The key statute at issue is the International Emergency Economic Powers Act (IEEPA), which the Trump administration has cited in various tariff declarations and legal filings.

As Law&Crime previously reported, the IEEPA grants the executive sweeping authority to quickly combat international economic crises and permits the executive to order sanctions as a rapid response to international emergencies.

In their 38-page complaint, the 12-state coalition led by Oregon Attorney General Dan Rayfield insists Trump “has no authority to arbitrarily impose tariffs as he has done here.” Specifically, the Democratic Party-led states allege the tariffs exceed “what is necessary ‘to deal with’ the purported emergency.”

For his part, Shumate essayed an understanding of the IEEPA, where the traditional review function of the courts is nonexistent.

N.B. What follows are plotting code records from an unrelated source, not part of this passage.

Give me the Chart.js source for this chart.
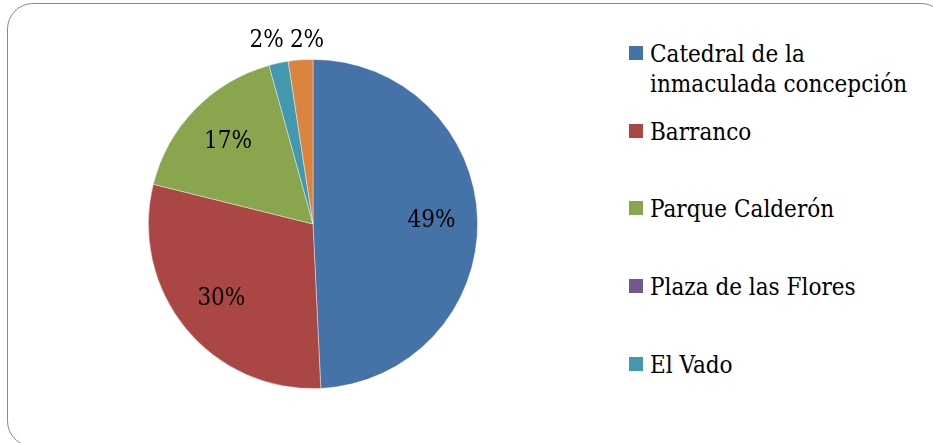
<!DOCTYPE html>
<html>
<head>
<meta charset="utf-8">
<script src="https://cdn.jsdelivr.net/npm/chart.js@4.4.1/dist/chart.umd.min.js"></script>
<style>
  html, body { margin: 0; padding: 0; background: #fff; overflow: hidden; }
  body { width: 933px; height: 443px; position: relative; font-family: "DejaVu Serif Condensed", "DejaVu Serif", serif; }
  .frame {
    position: absolute; left: 7px; top: 3px; width: 940px; height: 444px;
    border: 1.6px solid #8a8a8a; border-radius: 26px; box-sizing: border-box;
  }
  .pie-box { position: absolute; left: 138px; top: 14px; width: 350px; height: 420px; }
  .legend { position: absolute; left: 629px; top: 0; }
  .legend-item { position: absolute; left: 0; white-space: nowrap; }
  .legend-item .sw { position: absolute; left: 0; width: 14px; height: 14px; }
  .legend-item .tx { position: absolute; left: 21px; font-size: 24px; line-height: 30px; color: #000; }
</style>
</head>
<body>
<div class="frame"></div>
<div class="pie-box"><canvas id="pieChart"></canvas></div>
<div class="legend" id="legend"></div>
<script>
// ===== Data =====
const categories = [
  "Catedral de la inmaculada concepción",
  "Barranco",
  "Parque Calderón",
  "Plaza de las Flores",
  "El Vado",
  "Otros"
];
const values = [49.2, 29.6, 16.8, 0, 1.9, 2.4];
const colors = ["#4572A7", "#AA4643", "#89A54E", "#71588F", "#4198AF", "#DB843D"];

// legend only shows the first five (last one is cut off in the original)
const legendCount = 5;
const legendLines = [
  ["Catedral de la", "inmaculada concepción"],
  ["Barranco"], ["Parque Calderón"], ["Plaza de las Flores"], ["El Vado"]
];
const legendBaselines = [62, 140, 217, 295, 373];

// ===== Percent labels plugin =====
const pctLabels = {
  id: "pctLabels",
  afterDatasetsDraw(chart) {
    const { ctx } = chart;
    const meta = chart.getDatasetMeta(0);
    const total = values.reduce((a, b) => a + b, 0);
    ctx.save();
    ctx.font = "24px 'DejaVu Serif Condensed', 'DejaVu Serif', serif";
    ctx.fillStyle = "#000";
    ctx.textAlign = "center";
    ctx.textBaseline = "middle";
    const outside = [];
    meta.data.forEach((arc, i) => {
      if (!values[i]) return;
      const pct = Math.round(values[i] / total * 100) + "%";
      const mid = (arc.startAngle + arc.endAngle) / 2;
      if (values[i] / total < 0.05) {
        const r = arc.outerRadius + 19;
        outside.push({ x: arc.x + Math.cos(mid) * r, y: arc.y + Math.sin(mid) * r, t: pct });
      } else {
        const r = arc.outerRadius * 0.72;
        ctx.fillText(pct, arc.x + Math.cos(mid) * r, arc.y + Math.sin(mid) * r);
      }
    });
    // spread small outside labels so they don't overlap
    outside.sort((a, b) => a.x - b.x);
    for (let k = 1; k < outside.length; k++) {
      const w = ctx.measureText(outside[k].t).width + 6;
      const gap = outside[k].x - outside[k - 1].x;
      if (gap < w) {
        const d = (w - gap) / 2;
        outside[k - 1].x -= d;
        outside[k].x += d;
      }
    }
    const yTop = Math.min(...outside.map(o => o.y));
    outside.forEach(o => ctx.fillText(o.t, o.x, yTop));
    ctx.restore();
  }
};

new Chart(document.getElementById("pieChart"), {
  type: "pie",
  data: {
    labels: categories,
    datasets: [{
      data: values,
      backgroundColor: colors,
      borderColor: "rgba(255,255,255,0.5)",
      borderWidth: 0.8
    }]
  },
  options: {
    responsive: true,
    maintainAspectRatio: false,
    animation: false,
    layout: { padding: 10 },
    plugins: {
      legend: { display: false },
      tooltip: { enabled: false }
    }
  },
  plugins: [pctLabels]
});

// ===== Legend (HTML) =====
const legendEl = document.getElementById("legend");
for (let i = 0; i < legendCount; i++) {
  const item = document.createElement("div");
  item.className = "legend-item";
  const base = legendBaselines[i];
  item.style.top = (base - 23) + "px";
  const sw = document.createElement("div");
  sw.className = "sw";
  sw.style.background = colors[i];
  sw.style.top = "7px";
  const tx = document.createElement("div");
  tx.className = "tx";
  tx.style.top = "0px";
  tx.innerHTML = legendLines[i].join("<br>");
  item.appendChild(sw);
  item.appendChild(tx);
  legendEl.appendChild(item);
}
</script>
</body>
</html>
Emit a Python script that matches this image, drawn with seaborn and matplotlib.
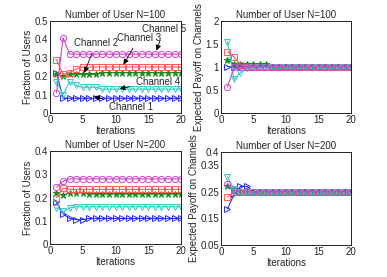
import numpy as np
import pandas as pd
import matplotlib
matplotlib.use("Agg")
import matplotlib.pyplot as plt
import seaborn as sns

iters = list(range(1, 21))
channels = ["Channel 1", "Channel 2", "Channel 3", "Channel 4", "Channel 5"]

# N=100, fraction of users
frac100_ch1 = [0.22, 0.08] + [0.08] * 18
frac100_ch2 = [0.21, 0.20, 0.21, 0.21, 0.21, 0.21, 0.21] + [0.22] * 13
frac100_ch3 = [0.29, 0.21, 0.22, 0.24] + [0.25] * 16
frac100_ch4 = [0.17, 0.10, 0.17, 0.15, 0.14, 0.14, 0.14] + [0.13] * 13
frac100_ch5 = [0.11, 0.41] + [0.32] * 18

# N=100, expected payoff
pay100_ch1 = [1.01] + [1.0] * 19
pay100_ch2 = [1.15, 1.07, 1.06, 1.06, 1.06, 1.06, 1.06] + [1.0] * 13
pay100_ch3 = [1.33, 1.22, 1.05] + [1.0] * 17
pay100_ch4 = [1.55, 0.73, 0.88, 0.98] + [1.0] * 16
pay100_ch5 = [0.57, 0.99] + [1.0] * 18

# N=200, fraction of users
frac200_ch1 = [0.18, 0.13, 0.11, 0.105, 0.105] + [0.11] * 15
frac200_ch2 = [0.22, 0.21, 0.22, 0.22, 0.22] + [0.215] * 15
frac200_ch3 = [0.20, 0.24] + [0.235] * 18
frac200_ch4 = [0.155, 0.14, 0.155] + [0.16] * 17
frac200_ch5 = [0.245, 0.27] + [0.28] * 18

# N=200, expected payoff
pay200_ch1 = [0.185, 0.24, 0.27, 0.27] + [0.25] * 16
pay200_ch2 = [0.27, 0.255] + [0.25] * 18
pay200_ch3 = [0.23, 0.25] + [0.25] * 18
pay200_ch4 = [0.305, 0.26] + [0.25] * 18
pay200_ch5 = [0.28, 0.255] + [0.25] * 18

colors = ["#2b2bff", "#1a8a1a", "#ff5a5a", "#33cccc", "#cc44cc"]
markers = [">", "*", "s", "v", "o"]
filled = [False, True, False, False, False]

FS = 7

sns.set_style("white")
plt.rcParams["font.family"] = ["Liberation Sans", "DejaVu Sans"]
plt.rcParams["font.size"] = FS
plt.rcParams["xtick.direction"] = "in"
plt.rcParams["ytick.direction"] = "in"

fig = plt.figure(figsize=(3.87, 2.77), dpi=100)
ax1 = fig.add_axes([0.129, 0.592, 0.339, 0.332])
ax2 = fig.add_axes([0.571, 0.592, 0.336, 0.332])
ax3 = fig.add_axes([0.129, 0.119, 0.339, 0.336])
ax4 = fig.add_axes([0.571, 0.116, 0.336, 0.336])


def draw(ax, series):
    for i, vals in enumerate(series):
        df = pd.DataFrame({"it": iters, "v": vals})
        kw = dict(marker=markers[i], markersize=4.5 if markers[i] != "*" else 5,
                  markeredgewidth=0.7, linewidth=0.8)
        if filled[i]:
            kw["markerfacecolor"] = colors[i]
        else:
            kw["markerfacecolor"] = "none"
        kw["markeredgecolor"] = colors[i]
        sns.lineplot(data=df, x="it", y="v", color=colors[i], ax=ax, **kw)
    ax.set_xlim(0, 20)
    ax.set_xticks([0, 5, 10, 15, 20])
    ax.set_xlabel("Iterations", fontsize=FS, labelpad=0.5)
    for s in ax.spines.values():
        s.set_color("black")
        s.set_linewidth(0.6)
    ax.tick_params(labelsize=FS, length=2, width=0.5, pad=1.5,
                   top=False, right=False)


draw(ax1, [frac100_ch1, frac100_ch2, frac100_ch3, frac100_ch4, frac100_ch5])
ax1.set_ylim(0, 0.5)
ax1.set_yticks([0, 0.1, 0.2, 0.3, 0.4, 0.5])
ax1.set_yticklabels(["0", "0.1", "0.2", "0.3", "0.4", "0.5"])
ax1.set_ylabel("Fraction of Users", fontsize=FS, labelpad=1)
ax1.set_title("Number of User N=100", fontsize=FS, pad=2)

ap = dict(arrowstyle="-|>", color="black", lw=0.6, mutation_scale=8)
ax1.annotate("Channel 5", xy=(16.1, 0.325), xytext=(17.4, 0.455),
             ha="center", va="center", fontsize=FS, arrowprops=ap)
ax1.annotate("Channel 3", xy=(11.0, 0.25), xytext=(13.6, 0.41),
             ha="center", va="center", fontsize=FS, arrowprops=ap)
ax1.annotate("Channel 2", xy=(5.1, 0.205), xytext=(7.0, 0.38),
             ha="center", va="center", fontsize=FS, arrowprops=ap)
ax1.annotate("Channel 4", xy=(10.2, 0.13), xytext=(16.5, 0.17),
             ha="center", va="center", fontsize=FS, arrowprops=ap)
ax1.annotate("Channel 1", xy=(6.3, 0.095), xytext=(12.4, 0.03),
             ha="center", va="center", fontsize=FS, arrowprops=ap)

draw(ax2, [pay100_ch1, pay100_ch2, pay100_ch3, pay100_ch4, pay100_ch5])
ax2.set_ylim(0, 2)
ax2.set_yticks([0, 0.5, 1, 1.5, 2])
ax2.set_yticklabels(["0", "0.5", "1", "1.5", "2"])
ax2.set_ylabel("Expected Payoff on Channels", fontsize=FS, labelpad=1)
ax2.set_title("Number of User N=100", fontsize=FS, pad=2)

draw(ax3, [frac200_ch1, frac200_ch2, frac200_ch3, frac200_ch4, frac200_ch5])
ax3.set_ylim(0, 0.4)
ax3.set_yticks([0, 0.1, 0.2, 0.3, 0.4])
ax3.set_yticklabels(["0", "0.1", "0.2", "0.3", "0.4"])
ax3.set_ylabel("Fraction of Users", fontsize=FS, labelpad=1)
ax3.set_title("Number of User N=200", fontsize=FS, pad=2)

draw(ax4, [pay200_ch1, pay200_ch2, pay200_ch3, pay200_ch4, pay200_ch5])
ax4.set_ylim(0.05, 0.4)
ax4.set_yticks([0.05, 0.15, 0.25, 0.35, 0.4])
ax4.set_yticklabels(["0.05", "0.15", "0.25", "0.35", "0.4"])
ax4.set_ylabel("Expected Payoff on Channels", fontsize=FS, labelpad=1)
ax4.set_title("Number of User N=200", fontsize=FS, pad=2)

fig.savefig("out.png", dpi=100)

This idea did not sit well with Restani.

“Nothing is so crazy or unrelated that it could be stopped by the courts,” the judge said, channeling the argument in a negative fashion. “Anything is allowed — anything crazy, any declaration of emergency based on some crazy thing, any remedy, how crazy as it could be — it’s all okay because the courts can’t do anything.”

The government attorney insisted, however, that Congress alone has oversight of the president’s IEEPA.

“At the end of the day, Congress can review,” Shumate said. “Congress can put pressure on the President.”

But the judge was not convinced by the likelihood of the legislative branch taking the rare step of upbraiding and cabining the executive.

“By two-thirds majority in each house of Congress, it can decide that this is too crazy,” Restani said.

Shumate was adamant that legislators had an arsenal of checks and balances if they wanted to take action.

“Congress could repeal IEEPA,” the DOJ attorney said. “Congress could take any number of measures — could not confirm the president’s nominees. At the end of the day, that’s the system that our framers set up.”